Parc
Paris on 18th Street, Wine List Included
Rittenhouse Square · Philadelphia · French · Visit Website ↗
Reviewed April 22, 2026
Wingman Metrics
First Impression
Open the wine list at Parc and the theme is immediately clear: this is a French brasserie that drinks like one, too. The list leans hard into France — no apologies, no token New World detours — which feels exactly right given the room. It's not the most adventurous list in Philadelphia, but it has conviction.
Selection Deep Dive
With somewhere between 200 and 300 bottles, Parc covers the French classics with genuine breadth: Burgundy from Jadot, Drouhin, and Faiveley; Bordeaux classified growths for those who want to spend; Rhône bottlings from Chapoutier and Guigal; and Loire whites anchored by Sancerre and Muscadet. Alsace shows up too, with Trimbach and Hugel giving the list a nice northwestern corner that most French bistros ignore. The gaps are real — if you're looking for grower Champagne, natural wine, or anything outside France, you're in the wrong room — but within its lane, the list is coherent and well-stocked. It earned that Wine Spectator Award of Excellence for a reason, even if it plays it predictable.
By the Glass
Somewhere in the 20-to-35 glass range, which is generous, and the selections track the bottle list closely — expect Champagne from Veuve Clicquot or Moët, Loire whites, and Rhône reds to make appearances. Prices run $12 to $22 a glass, which at the high end can feel like you're paying for the brasserie ambiance as much as what's in the glass. Rotation doesn't appear to be a priority — this reads as a curated-and-left-alone program rather than something that changes with the seasons.

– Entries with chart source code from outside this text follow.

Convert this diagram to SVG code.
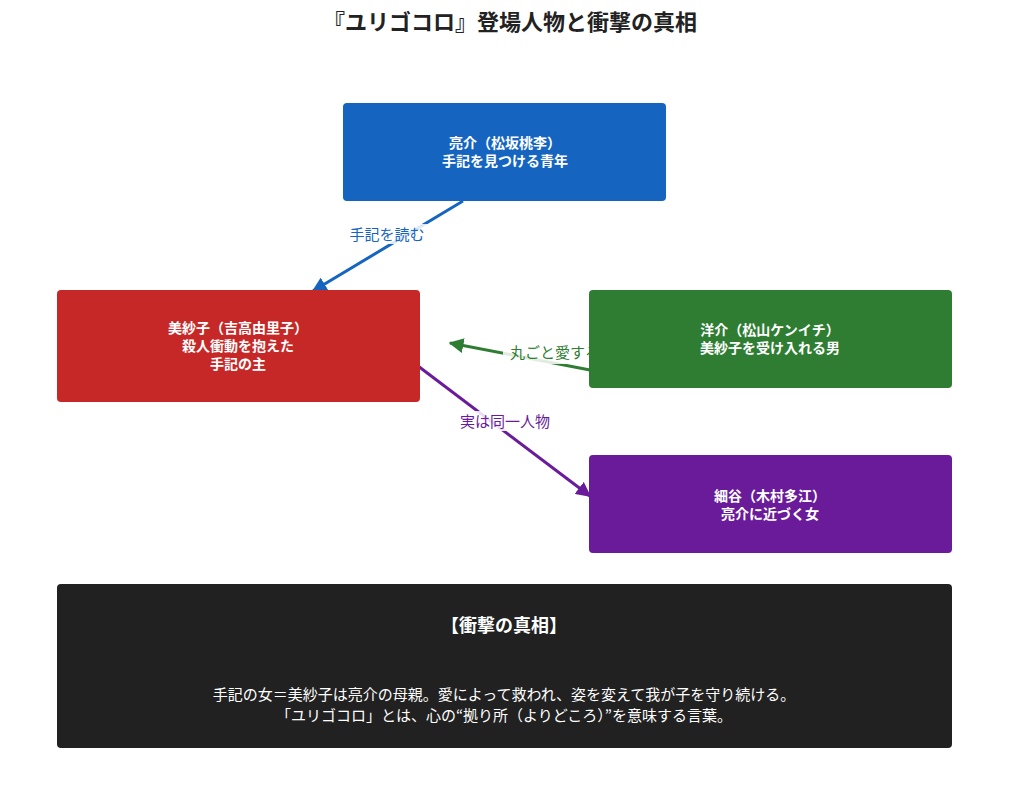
<svg xmlns="http://www.w3.org/2000/svg" width="1009" height="800" viewBox="0 0 1009 800">
<style>
text{font-family:"Noto Sans CJK JP","Noto Sans",sans-serif;text-anchor:middle}
.n{fill:#fff;font-size:14px;font-weight:bold}
.l{font-size:15px}
.lb{fill:#fff;fill-opacity:0.85}
</style>
<defs>
<marker id="mb" viewBox="0 0 10 10" refX="9" refY="5" markerWidth="5" markerHeight="5" orient="auto"><path d="M0,0L10,5L0,10z" fill="#1565c0"/></marker>
<marker id="mg" viewBox="0 0 10 10" refX="9" refY="5" markerWidth="5" markerHeight="5" orient="auto"><path d="M0,0L10,5L0,10z" fill="#2e7d32"/></marker>
<marker id="mp" viewBox="0 0 10 10" refX="9" refY="5" markerWidth="5" markerHeight="5" orient="auto"><path d="M0,0L10,5L0,10z" fill="#6a1b9a"/></marker>
</defs>
<rect width="1009" height="800" fill="#fff"/>
<text x="510" y="30" font-size="22" font-weight="bold" fill="#222">『ユリゴコロ』登場人物と衝撃の真相</text>
<g id="connectors" stroke-width="3" fill="none">
<line x1="463" y1="201" x2="313" y2="291" stroke="#1565c0" marker-end="url(#mb)"/>
<line x1="590" y1="370" x2="450" y2="343" stroke="#2e7d32" marker-end="url(#mg)"/>
<line x1="418" y1="366" x2="590" y2="496" stroke="#6a1b9a" marker-end="url(#mp)"/>
</g>
<g id="labels">
<rect class="lb" x="344" y="224" width="86" height="20"/>
<text class="l" x="387" y="240" fill="#1565c0">手記を読む</text>
<rect class="lb" x="503" y="342" width="105" height="22" rx="3"/>
<text class="l" x="555" y="358" fill="#2e7d32">丸ごと愛する</text>
<rect class="lb" x="454" y="411" width="102" height="20"/>
<text class="l" x="505" y="427" fill="#6a1b9a">実は同一人物</text>
</g>
<g id="ryosuke"><rect x="343" y="103" width="323" height="98" rx="4" fill="#1565c0"/>
<text class="n" x="505" y="148">亮介（松坂桃李）</text><text class="n" x="505" y="166">手記を見つける青年</text></g>
<g id="misako"><rect x="57" y="290" width="363" height="112" rx="4" fill="#c62828"/>
<text class="n" x="238" y="333">美紗子（吉高由里子）</text><text class="n" x="238" y="351">殺人衝動を抱えた</text><text class="n" x="238" y="369">手記の主</text></g>
<g id="yosuke"><rect x="589" y="290" width="363" height="98" rx="4" fill="#2e7d32"/>
<text class="n" x="770" y="335">洋介（松山ケンイチ）</text><text class="n" x="770" y="353">美紗子を受け入れる男</text></g>
<g id="hosoya"><rect x="589" y="455" width="363" height="98" rx="4" fill="#6a1b9a"/>
<text class="n" x="770" y="501">細谷（木村多江）</text><text class="n" x="770" y="519">亮介に近づく女</text></g>
<g id="truth"><rect x="57" y="584" width="895" height="164" rx="4" fill="#212121"/>
<text x="504" y="632" fill="#fff" font-size="18" font-weight="bold">【衝撃の真相】</text>
<text x="504" y="700" fill="#fff" font-size="15">手記の女＝美紗子は亮介の母親。愛によって救われ、姿を変えて我が子を守り続ける。</text>
<text x="504" y="721" fill="#fff" font-size="15">「ユリゴコロ」とは、心の“拠り所（よりどころ）”を意味する言葉。</text></g>
</svg>
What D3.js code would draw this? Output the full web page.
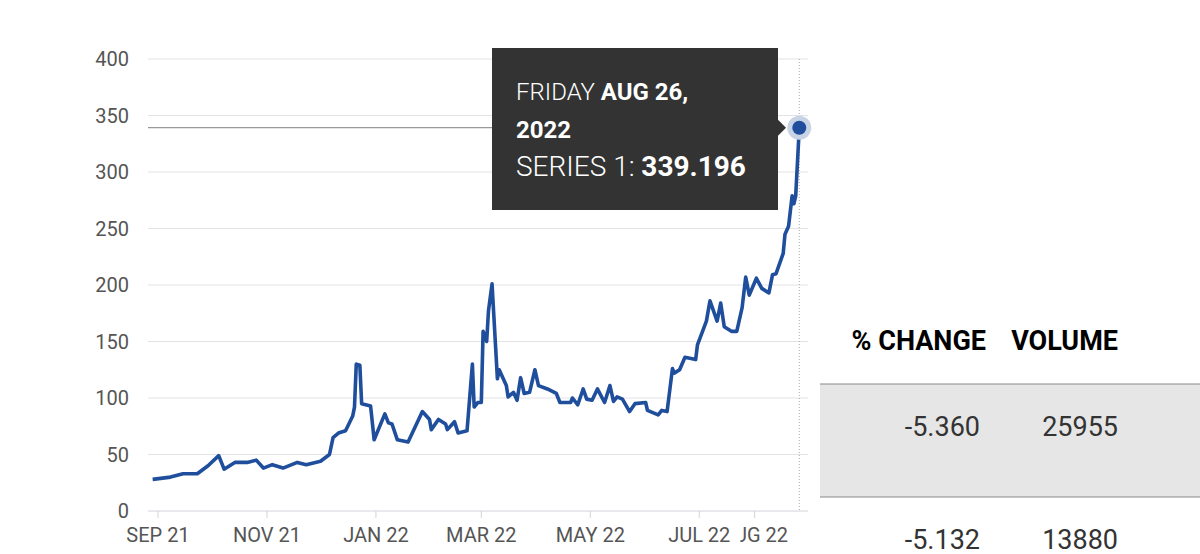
<!DOCTYPE html>
<html><head><meta charset="utf-8">
<script src="https://cdn.jsdelivr.net/npm/d3@7"></script>
<style>
body{margin:0;background:#fff;font-family:Roboto,"Liberation Sans",sans-serif}
</style></head>
<body><svg id="chart" width="1200" height="554"></svg>
<script>
// days after 2021-09-01, value
const dayOffsets = [-3,7,14,22,28,34,37,43,50,55,59,64,70,78,83,91,96,98,101,105,109,110,111,113,114,119,121,127,129,131,134,140,148,152,153,157,161,162,166,168,173,176,177,179,181,182,184,185,187,190,191,195,196,199,201,203,205,208,211,213,218,223,225,231,232,235,238,240,243,246,250,253,255,257,260,264,267,273,274,280,282,285,288,289,292,295,301,302,307,309,313,315,317,321,324,327,329,331,335,338,342,344,346,350,351,353,355,356,357,359];
const values = [28,30,33,33,40,49,37,43,43,45,38,41,38,43,41,44,50,65,69,71,84,92,130,129,95,93,63,86,78,77,63,61,88,81,72,81,77,72,79,69,71,130,92,96,96,159,150,177,201,117,125,111,101,105,98,118,104,105,125,111,108,104,96,96,100,94,108,99,98,108,96,111,97,101,99,88,95,96,89,85,89,88,126,122,125,136,134,147,168,186,168,184,163,159,159,180,207,191,206,197,193,209,210,228,245,252,279,272,279,339.196];
const yTicks = [0,50,100,150,200,250,300,350,400];
const xTickMonths = ["2021-09-01","2021-11-01","2022-01-01","2022-03-01","2022-05-01","2022-08-01","2022-07-01"];
const tableHeaders = ["% CHANGE","VOLUME"];
const tableRows = [["-5.360","25955"],["-5.132","13880"]];

const start = new Date(2021,8,1);
const data = dayOffsets.map((d,i)=>({date:d3.timeDay.offset(start,d),value:values[i]}));
const svg = d3.select("#chart");
const x = d3.scaleTime().domain([start,new Date(2022,8,1)]).range([158,810]);
const y = d3.scaleLinear().domain([0,400]).range([511,59]);
const fmt = d3.timeFormat("%b %y");

svg.append("g").selectAll("line").data(yTicks.slice(1)).join("line")
  .attr("x1",148).attr("x2",808).attr("y1",d=>y(d)).attr("y2",d=>y(d))
  .attr("stroke","#e3e3e6").attr("stroke-width",1);
svg.append("g").selectAll("text").data(yTicks).join("text")
  .attr("x",129).attr("y",d=>y(d)+7).attr("text-anchor","end")
  .attr("font-size",20).attr("fill","#555").text(d=>d);
svg.append("line").attr("x1",148).attr("x2",808).attr("y1",y(0)).attr("y2",y(0)).attr("stroke","#d0d4dc");

const xt = svg.append("g");
xTickMonths.forEach(s=>{
  const d = d3.timeParse("%Y-%m-%d")(s), px = x(d);
  const g = xt.append("g");
  g.append("line").attr("x1",px).attr("x2",px).attr("y1",511).attr("y2",518).attr("stroke","#d0d4dc");
  const t = g.append("text").attr("x",px).attr("y",542).attr("text-anchor","middle")
    .attr("font-size",20).attr("fill","#555").text(fmt(d).toUpperCase());
  if (s==="2022-07-01") {
    const b = t.node().getBBox();
    g.insert("rect","text").attr("x",b.x-2).attr("y",b.y).attr("width",b.width+12).attr("height",b.height).attr("fill","#fff");
  }
});

// crosshairs
const last = data[data.length-1];
svg.append("line").attr("x1",x(last.date)).attr("x2",x(last.date)).attr("y1",59).attr("y2",511)
  .attr("stroke","#aaa").attr("stroke-dasharray","1,2");
svg.append("line").attr("x1",148).attr("x2",492).attr("y1",y(last.value)).attr("y2",y(last.value))
  .attr("stroke","#999").attr("stroke-width",1.2);

svg.append("path").datum(data).attr("fill","none").attr("stroke","#1f4e9c").attr("stroke-width",3.6)
  .attr("stroke-linejoin","round")
  .attr("d",d3.line().x(d=>x(d.date)).y(d=>y(d.value)));
svg.append("circle").attr("cx",x(last.date)).attr("cy",y(last.value)).attr("r",12).attr("fill","#c9d3e6");
svg.append("circle").attr("cx",x(last.date)).attr("cy",y(last.value)).attr("r",7).attr("fill","#1f4e9c");

// tooltip
const tip = svg.append("g");
tip.append("rect").attr("x",492).attr("y",48).attr("width",286).attr("height",162).attr("fill","#333");
tip.append("path").attr("d",`M778,${y(last.value)-8}L786,${y(last.value)}L778,${y(last.value)+8}Z`).attr("fill","#333");
const lines = [[["FRIDAY ",300],["AUG 26,",700]],[["2022",700]],[["SERIES 1: ",300],[d3.format(".3f")(last.value),700]]];
lines.forEach((ln,i)=>{
  const t = tip.append("text").attr("x",516).attr("y",100+i*38).attr("font-size",i===2?28:24).attr("fill","#fff");
  ln.forEach(([s,w])=>t.append("tspan").attr("font-weight",w).text(s));
});

// table
const tb = svg.append("g").attr("font-size",27);
tb.append("text").attr("x",986).attr("y",350).attr("text-anchor","end").attr("font-weight",700).text(tableHeaders[0]);
tb.append("text").attr("x",1118).attr("y",350).attr("text-anchor","end").attr("font-weight",700).text(tableHeaders[1]);
tb.append("rect").attr("x",820).attr("y",384).attr("width",380).attr("height",113).attr("fill","#e6e6e6");
tb.append("line").attr("x1",820).attr("x2",1200).attr("y1",384).attr("y2",384).attr("stroke","#888");
tb.append("line").attr("x1",820).attr("x2",1200).attr("y1",497).attr("y2",497).attr("stroke","#888");
tableRows.forEach((r,i)=>{
  tb.append("text").attr("x",980).attr("y",436+i*113).attr("text-anchor","end").attr("fill","#333").text(r[0]);
  tb.append("text").attr("x",1118).attr("y",436+i*113).attr("text-anchor","end").attr("fill","#333").text(r[1]);
});
</script></body></html>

Muscadet (Loire Valley) — $12
At the low end of the glass price range, a well-chosen Muscadet is one of the most food-friendly whites in France and criminally underordered. At a brasserie, it's a steal — especially next to a dozen oysters or the escargots.
Trimbach Alsace (Alsatian white)
Most tables at Parc are going straight for the Burgundy or the Sancerre and ignoring Alsace entirely. That's a mistake. Trimbach makes precise, dry whites that hold up beautifully against the richer French brasserie staples on the menu, and they're flying under the radar on this list.
Moët & Chandon Champagne
You're paying a significant markup for a label that costs a fraction of this in any wine shop. With a brasserie this committed to France, there's no excuse not to push for grower Champagne — but since they don't carry it, at minimum skip the big négociant pours and ask what else is open.
Guigal Côtes du Rhône + Steak frites
Guigal's entry-level Rhône is exactly what steak frites wants — enough dark fruit and structure to stand up to the beef, enough freshness to not drown the frites. It's also one of the more honestly priced options on a list that trends steep.
✔️ The Bottom Line
Parc is a reliable, France-first wine list that fits the room perfectly — you won't discover anything new here, but you also won't go wrong. If you're eating onion soup and steak frites in a beautiful Parisian-style brasserie, this list does exactly what it should.